## WHAT TO WORK ON
Transcribe the entries that follow exactly as they appear, minus pictures.

## DATA LINES
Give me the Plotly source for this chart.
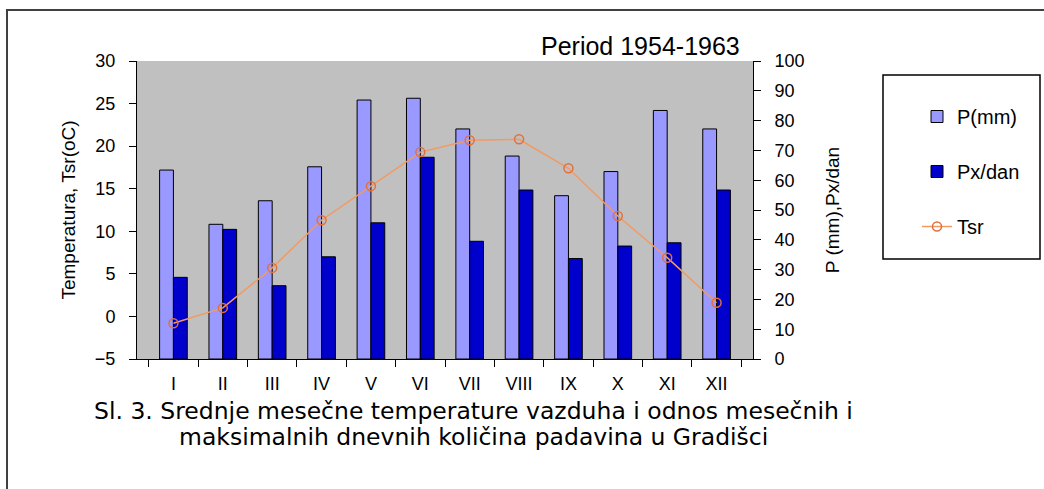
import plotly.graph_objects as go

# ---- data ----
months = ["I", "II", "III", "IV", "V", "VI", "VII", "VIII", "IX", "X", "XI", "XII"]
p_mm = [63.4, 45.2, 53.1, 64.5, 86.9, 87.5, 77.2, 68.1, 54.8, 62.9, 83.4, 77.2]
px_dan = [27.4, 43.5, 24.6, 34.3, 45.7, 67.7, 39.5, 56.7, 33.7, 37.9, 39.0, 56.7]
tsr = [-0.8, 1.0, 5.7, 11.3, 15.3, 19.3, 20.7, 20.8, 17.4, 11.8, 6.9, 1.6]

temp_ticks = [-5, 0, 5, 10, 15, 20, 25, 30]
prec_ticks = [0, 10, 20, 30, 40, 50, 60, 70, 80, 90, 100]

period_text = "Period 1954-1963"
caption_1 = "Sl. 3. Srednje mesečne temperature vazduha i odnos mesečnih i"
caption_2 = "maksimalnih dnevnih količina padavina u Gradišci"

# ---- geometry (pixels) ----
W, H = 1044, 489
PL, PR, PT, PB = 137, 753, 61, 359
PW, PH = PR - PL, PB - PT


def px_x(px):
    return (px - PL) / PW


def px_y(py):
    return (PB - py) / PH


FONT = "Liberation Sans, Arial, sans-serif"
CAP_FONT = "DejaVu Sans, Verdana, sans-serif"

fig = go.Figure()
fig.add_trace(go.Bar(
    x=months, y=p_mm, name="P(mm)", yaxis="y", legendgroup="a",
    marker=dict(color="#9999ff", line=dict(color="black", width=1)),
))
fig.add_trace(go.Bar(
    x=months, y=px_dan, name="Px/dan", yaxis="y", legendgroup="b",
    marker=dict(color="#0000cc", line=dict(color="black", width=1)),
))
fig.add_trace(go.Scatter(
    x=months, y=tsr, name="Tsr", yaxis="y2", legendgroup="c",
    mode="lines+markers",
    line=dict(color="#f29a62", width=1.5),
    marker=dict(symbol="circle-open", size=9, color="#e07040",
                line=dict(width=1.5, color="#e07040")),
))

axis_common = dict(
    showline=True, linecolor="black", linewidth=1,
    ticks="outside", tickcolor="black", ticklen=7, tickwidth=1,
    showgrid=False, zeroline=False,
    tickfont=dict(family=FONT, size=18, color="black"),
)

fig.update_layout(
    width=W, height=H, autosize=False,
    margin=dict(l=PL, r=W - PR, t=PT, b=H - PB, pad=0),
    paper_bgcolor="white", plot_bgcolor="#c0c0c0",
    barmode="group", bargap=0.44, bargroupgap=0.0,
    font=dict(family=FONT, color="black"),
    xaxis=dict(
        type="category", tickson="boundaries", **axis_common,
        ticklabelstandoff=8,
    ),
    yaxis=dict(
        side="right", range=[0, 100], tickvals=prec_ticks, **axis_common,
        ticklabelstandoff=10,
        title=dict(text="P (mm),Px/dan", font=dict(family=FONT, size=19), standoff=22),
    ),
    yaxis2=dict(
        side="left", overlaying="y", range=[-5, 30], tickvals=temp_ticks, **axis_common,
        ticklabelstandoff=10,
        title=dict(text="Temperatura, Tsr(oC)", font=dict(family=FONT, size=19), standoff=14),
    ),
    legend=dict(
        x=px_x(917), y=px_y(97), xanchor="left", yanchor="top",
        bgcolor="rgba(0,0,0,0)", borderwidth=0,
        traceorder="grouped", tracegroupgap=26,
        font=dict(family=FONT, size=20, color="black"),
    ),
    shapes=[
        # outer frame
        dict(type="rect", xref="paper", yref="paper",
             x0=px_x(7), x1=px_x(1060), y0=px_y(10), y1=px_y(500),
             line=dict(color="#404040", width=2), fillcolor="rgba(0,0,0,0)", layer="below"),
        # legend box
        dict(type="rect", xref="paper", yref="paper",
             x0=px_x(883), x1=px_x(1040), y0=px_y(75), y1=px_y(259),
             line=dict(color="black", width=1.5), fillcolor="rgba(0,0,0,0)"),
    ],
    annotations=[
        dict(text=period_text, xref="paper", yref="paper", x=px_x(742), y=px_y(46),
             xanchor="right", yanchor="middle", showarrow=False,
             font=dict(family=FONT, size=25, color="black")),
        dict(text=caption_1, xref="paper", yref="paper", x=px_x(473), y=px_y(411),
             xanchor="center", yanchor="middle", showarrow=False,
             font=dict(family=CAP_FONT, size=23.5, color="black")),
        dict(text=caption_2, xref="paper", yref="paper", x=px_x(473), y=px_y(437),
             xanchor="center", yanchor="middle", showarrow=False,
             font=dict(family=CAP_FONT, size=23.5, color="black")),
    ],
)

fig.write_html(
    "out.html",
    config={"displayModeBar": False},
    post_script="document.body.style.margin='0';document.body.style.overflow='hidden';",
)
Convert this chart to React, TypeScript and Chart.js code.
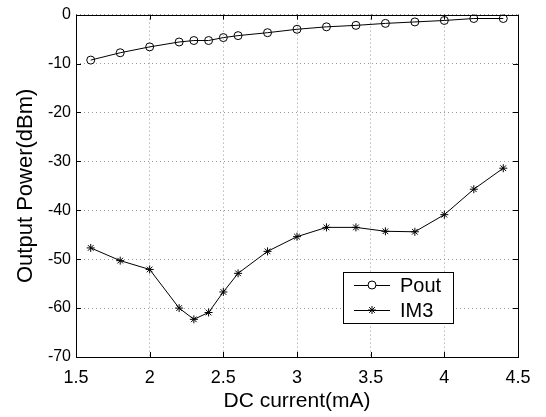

## SOLVED PROBLEM
Give me the Plotly source for this chart.
import plotly.graph_objects as go

# ---- data ----
months = ["I", "II", "III", "IV", "V", "VI", "VII", "VIII", "IX", "X", "XI", "XII"]
p_mm = [63.4, 45.2, 53.1, 64.5, 86.9, 87.5, 77.2, 68.1, 54.8, 62.9, 83.4, 77.2]
px_dan = [27.4, 43.5, 24.6, 34.3, 45.7, 67.7, 39.5, 56.7, 33.7, 37.9, 39.0, 56.7]
tsr = [-0.8, 1.0, 5.7, 11.3, 15.3, 19.3, 20.7, 20.8, 17.4, 11.8, 6.9, 1.6]

temp_ticks = [-5, 0, 5, 10, 15, 20, 25, 30]
prec_ticks = [0, 10, 20, 30, 40, 50, 60, 70, 80, 90, 100]

period_text = "Period 1954-1963"
caption_1 = "Sl. 3. Srednje mesečne temperature vazduha i odnos mesečnih i"
caption_2 = "maksimalnih dnevnih količina padavina u Gradišci"

# ---- geometry (pixels) ----
W, H = 1044, 489
PL, PR, PT, PB = 137, 753, 61, 359
PW, PH = PR - PL, PB - PT


def px_x(px):
    return (px - PL) / PW


def px_y(py):
    return (PB - py) / PH


FONT = "Liberation Sans, Arial, sans-serif"
CAP_FONT = "DejaVu Sans, Verdana, sans-serif"

fig = go.Figure()
fig.add_trace(go.Bar(
    x=months, y=p_mm, name="P(mm)", yaxis="y", legendgroup="a",
    marker=dict(color="#9999ff", line=dict(color="black", width=1)),
))
fig.add_trace(go.Bar(
    x=months, y=px_dan, name="Px/dan", yaxis="y", legendgroup="b",
    marker=dict(color="#0000cc", line=dict(color="black", width=1)),
))
fig.add_trace(go.Scatter(
    x=months, y=tsr, name="Tsr", yaxis="y2", legendgroup="c",
    mode="lines+markers",
    line=dict(color="#f29a62", width=1.5),
    marker=dict(symbol="circle-open", size=9, color="#e07040",
                line=dict(width=1.5, color="#e07040")),
))

axis_common = dict(
    showline=True, linecolor="black", linewidth=1,
    ticks="outside", tickcolor="black", ticklen=7, tickwidth=1,
    showgrid=False, zeroline=False,
    tickfont=dict(family=FONT, size=18, color="black"),
)

fig.update_layout(
    width=W, height=H, autosize=False,
    margin=dict(l=PL, r=W - PR, t=PT, b=H - PB, pad=0),
    paper_bgcolor="white", plot_bgcolor="#c0c0c0",
    barmode="group", bargap=0.44, bargroupgap=0.0,
    font=dict(family=FONT, color="black"),
    xaxis=dict(
        type="category", tickson="boundaries", **axis_common,
        ticklabelstandoff=8,
    ),
    yaxis=dict(
        side="right", range=[0, 100], tickvals=prec_ticks, **axis_common,
        ticklabelstandoff=10,
        title=dict(text="P (mm),Px/dan", font=dict(family=FONT, size=19), standoff=22),
    ),
    yaxis2=dict(
        side="left", overlaying="y", range=[-5, 30], tickvals=temp_ticks, **axis_common,
        ticklabelstandoff=10,
        title=dict(text="Temperatura, Tsr(oC)", font=dict(family=FONT, size=19), standoff=14),
    ),
    legend=dict(
        x=px_x(917), y=px_y(97), xanchor="left", yanchor="top",
        bgcolor="rgba(0,0,0,0)", borderwidth=0,
        traceorder="grouped", tracegroupgap=26,
        font=dict(family=FONT, size=20, color="black"),
    ),
    shapes=[
        # outer frame
        dict(type="rect", xref="paper", yref="paper",
             x0=px_x(7), x1=px_x(1060), y0=px_y(10), y1=px_y(500),
             line=dict(color="#404040", width=2), fillcolor="rgba(0,0,0,0)", layer="below"),
        # legend box
        dict(type="rect", xref="paper", yref="paper",
             x0=px_x(883), x1=px_x(1040), y0=px_y(75), y1=px_y(259),
             line=dict(color="black", width=1.5), fillcolor="rgba(0,0,0,0)"),
    ],
    annotations=[
        dict(text=period_text, xref="paper", yref="paper", x=px_x(742), y=px_y(46),
             xanchor="right", yanchor="middle", showarrow=False,
             font=dict(family=FONT, size=25, color="black")),
        dict(text=caption_1, xref="paper", yref="paper", x=px_x(473), y=px_y(411),
             xanchor="center", yanchor="middle", showarrow=False,
             font=dict(family=CAP_FONT, size=23.5, color="black")),
        dict(text=caption_2, xref="paper", yref="paper", x=px_x(473), y=px_y(437),
             xanchor="center", yanchor="middle", showarrow=False,
             font=dict(family=CAP_FONT, size=23.5, color="black")),
    ],
)

fig.write_html(
    "out.html",
    config={"displayModeBar": False},
    post_script="document.body.style.margin='0';document.body.style.overflow='hidden';",
)
Convert this chart to React, TypeScript and Chart.js code.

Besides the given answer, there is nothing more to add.